_EXERCISE BRIEF_: Retype, exactly as they stand, the lines from the start of the data to the line that contains "YAxis, ReferenceLine, ReferenceArea", both ends included. Leave the pictures out.

═════ DATA SHOWN ═════

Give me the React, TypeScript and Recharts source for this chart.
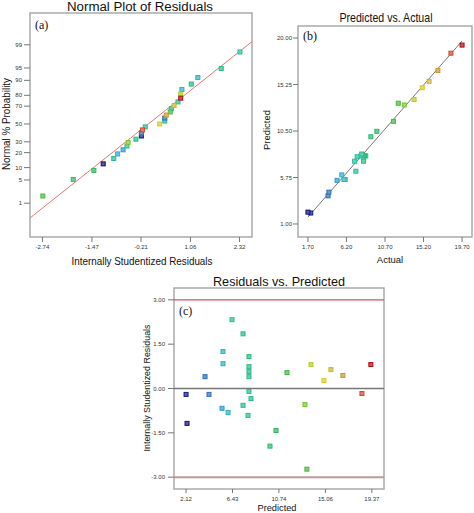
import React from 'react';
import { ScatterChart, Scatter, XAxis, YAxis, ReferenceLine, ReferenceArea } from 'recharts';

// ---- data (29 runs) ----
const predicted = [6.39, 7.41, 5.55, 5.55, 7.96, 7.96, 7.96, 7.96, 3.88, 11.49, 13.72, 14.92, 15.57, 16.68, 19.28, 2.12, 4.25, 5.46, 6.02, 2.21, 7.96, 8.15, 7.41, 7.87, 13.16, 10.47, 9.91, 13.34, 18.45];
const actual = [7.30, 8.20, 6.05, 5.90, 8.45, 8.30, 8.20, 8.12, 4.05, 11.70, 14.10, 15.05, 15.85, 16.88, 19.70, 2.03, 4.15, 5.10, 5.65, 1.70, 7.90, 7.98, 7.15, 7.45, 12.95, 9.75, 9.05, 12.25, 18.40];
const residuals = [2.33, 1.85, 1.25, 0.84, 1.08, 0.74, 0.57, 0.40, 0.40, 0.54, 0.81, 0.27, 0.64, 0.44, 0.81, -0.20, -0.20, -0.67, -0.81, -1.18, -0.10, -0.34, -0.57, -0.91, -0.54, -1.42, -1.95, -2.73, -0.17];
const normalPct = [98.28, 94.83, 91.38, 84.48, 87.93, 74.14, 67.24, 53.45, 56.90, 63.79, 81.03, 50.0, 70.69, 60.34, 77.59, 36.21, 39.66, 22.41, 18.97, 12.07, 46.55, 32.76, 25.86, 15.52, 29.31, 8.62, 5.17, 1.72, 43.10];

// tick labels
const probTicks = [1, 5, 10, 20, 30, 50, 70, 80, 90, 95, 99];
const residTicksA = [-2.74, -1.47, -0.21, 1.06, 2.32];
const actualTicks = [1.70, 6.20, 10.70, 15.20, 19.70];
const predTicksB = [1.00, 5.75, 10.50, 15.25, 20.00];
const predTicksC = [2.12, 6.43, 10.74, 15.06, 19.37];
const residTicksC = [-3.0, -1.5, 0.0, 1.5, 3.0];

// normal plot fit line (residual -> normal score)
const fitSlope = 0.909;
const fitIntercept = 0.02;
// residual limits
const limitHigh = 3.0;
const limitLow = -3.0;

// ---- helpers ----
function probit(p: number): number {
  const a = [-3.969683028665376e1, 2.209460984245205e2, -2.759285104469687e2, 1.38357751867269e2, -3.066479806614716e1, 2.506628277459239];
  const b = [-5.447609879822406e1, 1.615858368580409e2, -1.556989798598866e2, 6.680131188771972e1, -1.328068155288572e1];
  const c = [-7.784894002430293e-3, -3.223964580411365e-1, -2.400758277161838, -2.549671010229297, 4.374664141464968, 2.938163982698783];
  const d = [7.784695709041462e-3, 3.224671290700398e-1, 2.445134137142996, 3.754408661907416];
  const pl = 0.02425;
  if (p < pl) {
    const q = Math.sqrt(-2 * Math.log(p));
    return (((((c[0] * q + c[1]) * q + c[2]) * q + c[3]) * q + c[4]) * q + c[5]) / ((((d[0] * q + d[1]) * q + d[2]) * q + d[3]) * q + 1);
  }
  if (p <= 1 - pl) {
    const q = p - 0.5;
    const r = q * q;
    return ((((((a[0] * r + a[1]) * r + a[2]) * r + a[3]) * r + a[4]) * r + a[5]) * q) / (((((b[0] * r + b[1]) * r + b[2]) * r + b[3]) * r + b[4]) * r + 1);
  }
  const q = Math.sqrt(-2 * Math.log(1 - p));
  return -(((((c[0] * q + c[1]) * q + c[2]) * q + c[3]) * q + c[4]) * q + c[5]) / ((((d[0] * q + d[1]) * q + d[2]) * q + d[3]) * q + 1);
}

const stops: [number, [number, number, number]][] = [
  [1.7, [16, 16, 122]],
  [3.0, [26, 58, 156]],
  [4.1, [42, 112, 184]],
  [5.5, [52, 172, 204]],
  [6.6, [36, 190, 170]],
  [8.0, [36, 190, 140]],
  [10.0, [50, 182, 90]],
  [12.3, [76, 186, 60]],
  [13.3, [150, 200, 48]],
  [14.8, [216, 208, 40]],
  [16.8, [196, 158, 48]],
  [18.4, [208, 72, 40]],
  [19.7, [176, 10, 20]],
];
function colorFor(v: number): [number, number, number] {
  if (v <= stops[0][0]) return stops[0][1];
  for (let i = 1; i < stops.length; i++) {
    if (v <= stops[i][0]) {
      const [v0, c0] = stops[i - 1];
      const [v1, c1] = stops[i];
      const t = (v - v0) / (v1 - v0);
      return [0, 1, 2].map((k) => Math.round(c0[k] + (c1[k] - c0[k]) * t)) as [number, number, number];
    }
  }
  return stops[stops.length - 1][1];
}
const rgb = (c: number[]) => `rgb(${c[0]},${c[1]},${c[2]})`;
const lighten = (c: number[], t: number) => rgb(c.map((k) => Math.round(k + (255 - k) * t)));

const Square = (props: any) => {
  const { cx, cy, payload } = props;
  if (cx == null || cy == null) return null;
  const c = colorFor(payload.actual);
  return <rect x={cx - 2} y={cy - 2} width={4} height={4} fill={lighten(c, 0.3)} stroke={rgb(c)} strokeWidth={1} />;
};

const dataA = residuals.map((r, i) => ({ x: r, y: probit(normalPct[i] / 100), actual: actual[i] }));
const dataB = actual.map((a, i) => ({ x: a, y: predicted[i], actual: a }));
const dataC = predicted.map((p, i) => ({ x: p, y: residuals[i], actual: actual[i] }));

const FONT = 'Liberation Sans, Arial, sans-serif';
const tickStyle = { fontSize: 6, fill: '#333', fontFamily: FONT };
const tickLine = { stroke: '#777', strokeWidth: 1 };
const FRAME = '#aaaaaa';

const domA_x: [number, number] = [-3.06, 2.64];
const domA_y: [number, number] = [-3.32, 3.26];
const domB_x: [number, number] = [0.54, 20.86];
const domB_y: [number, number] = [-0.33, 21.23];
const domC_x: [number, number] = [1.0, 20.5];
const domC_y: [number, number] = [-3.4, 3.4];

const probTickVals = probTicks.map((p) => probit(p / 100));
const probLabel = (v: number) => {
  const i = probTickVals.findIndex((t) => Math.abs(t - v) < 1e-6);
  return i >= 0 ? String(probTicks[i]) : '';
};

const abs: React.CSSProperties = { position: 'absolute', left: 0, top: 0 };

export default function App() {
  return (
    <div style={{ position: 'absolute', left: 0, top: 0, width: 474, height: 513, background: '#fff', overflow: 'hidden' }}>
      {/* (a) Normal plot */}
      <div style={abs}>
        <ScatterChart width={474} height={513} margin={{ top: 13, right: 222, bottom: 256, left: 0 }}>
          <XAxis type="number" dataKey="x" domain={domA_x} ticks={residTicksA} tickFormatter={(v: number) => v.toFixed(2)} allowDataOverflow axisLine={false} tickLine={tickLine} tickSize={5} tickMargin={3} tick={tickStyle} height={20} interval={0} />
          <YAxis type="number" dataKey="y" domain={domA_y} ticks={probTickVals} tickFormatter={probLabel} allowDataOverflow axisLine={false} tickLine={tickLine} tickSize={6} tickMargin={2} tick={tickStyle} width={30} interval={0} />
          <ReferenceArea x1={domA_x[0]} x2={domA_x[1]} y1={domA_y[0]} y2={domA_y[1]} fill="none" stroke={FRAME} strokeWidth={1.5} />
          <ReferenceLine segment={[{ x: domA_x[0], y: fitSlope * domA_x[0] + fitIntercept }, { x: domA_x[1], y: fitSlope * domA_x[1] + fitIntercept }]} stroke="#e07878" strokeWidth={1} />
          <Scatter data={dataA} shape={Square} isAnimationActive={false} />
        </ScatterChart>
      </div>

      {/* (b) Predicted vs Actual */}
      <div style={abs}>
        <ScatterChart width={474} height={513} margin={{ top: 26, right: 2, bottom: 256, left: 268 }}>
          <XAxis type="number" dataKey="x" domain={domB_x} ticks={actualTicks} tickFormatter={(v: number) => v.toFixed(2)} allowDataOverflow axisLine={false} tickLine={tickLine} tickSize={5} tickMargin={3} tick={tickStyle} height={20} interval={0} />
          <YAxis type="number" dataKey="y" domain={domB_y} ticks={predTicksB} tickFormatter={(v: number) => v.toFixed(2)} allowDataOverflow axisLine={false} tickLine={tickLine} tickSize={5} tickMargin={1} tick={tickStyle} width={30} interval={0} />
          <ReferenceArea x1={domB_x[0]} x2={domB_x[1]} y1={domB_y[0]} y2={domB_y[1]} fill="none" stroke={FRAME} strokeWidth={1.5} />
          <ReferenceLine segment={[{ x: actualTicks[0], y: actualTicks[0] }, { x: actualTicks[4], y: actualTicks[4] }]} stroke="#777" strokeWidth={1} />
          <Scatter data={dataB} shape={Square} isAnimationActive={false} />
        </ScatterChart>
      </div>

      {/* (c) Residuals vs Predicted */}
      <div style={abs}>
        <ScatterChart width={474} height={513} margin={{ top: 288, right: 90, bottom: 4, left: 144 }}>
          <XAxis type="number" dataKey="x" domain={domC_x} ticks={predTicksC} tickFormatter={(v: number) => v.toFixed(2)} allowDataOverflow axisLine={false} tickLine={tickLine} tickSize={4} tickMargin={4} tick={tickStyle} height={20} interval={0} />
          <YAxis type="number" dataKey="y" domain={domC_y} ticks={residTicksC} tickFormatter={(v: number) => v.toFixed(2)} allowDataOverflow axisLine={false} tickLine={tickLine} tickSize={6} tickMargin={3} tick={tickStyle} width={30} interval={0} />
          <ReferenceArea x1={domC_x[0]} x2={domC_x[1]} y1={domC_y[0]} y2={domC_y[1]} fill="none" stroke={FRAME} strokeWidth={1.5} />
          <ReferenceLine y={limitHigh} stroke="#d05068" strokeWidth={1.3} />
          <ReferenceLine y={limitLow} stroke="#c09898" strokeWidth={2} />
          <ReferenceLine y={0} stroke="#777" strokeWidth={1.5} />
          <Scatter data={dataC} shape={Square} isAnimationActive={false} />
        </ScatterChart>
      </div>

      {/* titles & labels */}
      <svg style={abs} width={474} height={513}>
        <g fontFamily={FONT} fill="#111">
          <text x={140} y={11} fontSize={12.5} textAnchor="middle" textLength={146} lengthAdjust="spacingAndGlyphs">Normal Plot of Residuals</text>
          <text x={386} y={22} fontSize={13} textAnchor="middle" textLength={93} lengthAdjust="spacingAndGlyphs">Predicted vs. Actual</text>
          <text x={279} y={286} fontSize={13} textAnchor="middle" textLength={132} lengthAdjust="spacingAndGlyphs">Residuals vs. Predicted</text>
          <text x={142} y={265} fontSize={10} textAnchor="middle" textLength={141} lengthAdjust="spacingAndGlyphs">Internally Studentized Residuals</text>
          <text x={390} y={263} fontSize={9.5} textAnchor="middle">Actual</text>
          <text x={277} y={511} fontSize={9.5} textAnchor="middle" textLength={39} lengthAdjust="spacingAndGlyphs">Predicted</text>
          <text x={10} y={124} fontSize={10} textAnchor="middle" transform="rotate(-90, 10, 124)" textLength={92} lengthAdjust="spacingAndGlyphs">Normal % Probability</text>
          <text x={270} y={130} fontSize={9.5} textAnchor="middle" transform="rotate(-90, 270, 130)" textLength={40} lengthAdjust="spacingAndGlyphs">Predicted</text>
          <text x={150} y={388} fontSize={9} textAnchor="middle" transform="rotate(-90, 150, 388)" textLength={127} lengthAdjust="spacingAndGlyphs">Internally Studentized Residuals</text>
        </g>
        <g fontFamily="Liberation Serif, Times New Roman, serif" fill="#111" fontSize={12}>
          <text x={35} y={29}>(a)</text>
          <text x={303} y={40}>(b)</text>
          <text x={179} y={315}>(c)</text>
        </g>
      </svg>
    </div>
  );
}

═════

_THE OUTPUT_:
Give me the React, TypeScript and Recharts source for this chart.
import React from 'react';
import { ScatterChart, Scatter, XAxis, YAxis, ReferenceLine, ReferenceArea } from 'recharts';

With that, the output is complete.